Menanam bakau tidak langsung memecahkan masalah hari ini. Butuh tahun-tahun hingga perakaran kuat dan kerapatan pohon memadai.
Bandingkan dengan beton yang memberikan perlindungan segera setelah proyek selesai. Bagi komunitas yang hidup di bawah ancaman bencana, kecepatan sering jadi penentu. Faktor ini tidak boleh diabaikan.
Tantangan lainnya adalah kebutuhan lahan. Program NbS dalam skala besar memerlukan ruang.
Taman kota butuh area luas. Koridor hijau juga makan tempat. Di kota yang sudah padat, lahan mahal dan pengadaannya bisa jadi urusan pelik.
Meski begitu, ada juga yang berhasil bermanuver. Medelln di Kolombia, lewat proyek Green Corridors, mengubah ruas jalan menjadi koridor teduh yang nyaman (The Nature of Cities, 2021).
Artinya tantangan bisa diatasi, asal ada kemauan politik yang kuat dan perencanaan yang sangat hati-hati. Tanpa itu, proyek bisa memicu konflik sosial, apalagi jika menyangkut relokasi warga.
Ada satu hal lagi yang sering terlewat. Bahwa alam sendiri rentan. Ekosistem yang sudah dibangun tetap bisa terganggu oleh hama, penyakit, atau dampak perubahan iklim seperti kekeringan panjang.
Karena itu, NbS memerlukan komitmen perawatan jangka panjang. Inilah biaya tersembunyi yang kerap tidak terlihat di awal. Bank Dunia bahkan menekankan hal ini.

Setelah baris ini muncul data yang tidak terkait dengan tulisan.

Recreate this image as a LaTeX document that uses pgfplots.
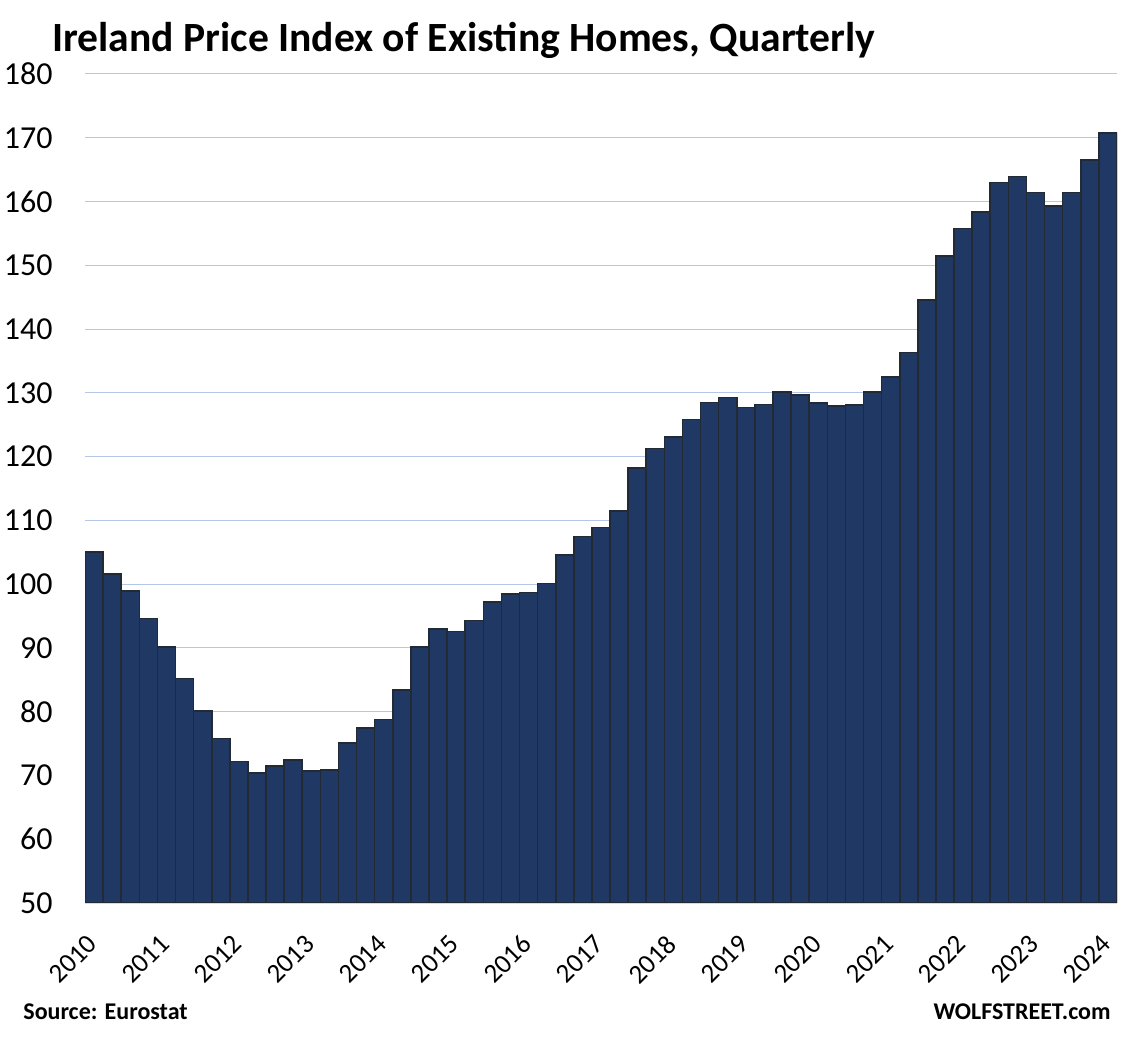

Investasi awal NbS bisa saja lebih rendah. Tetapi manfaat terbesarnya muncul dalam jangka panjang. Termasuk peningkatan kualitas udara dan air bersih (World Bank Blogs, 2022).
Kalau begitu, cara pandang kita juga perlu bergeser. Bukan hanya soal membangun, tetapi merawat.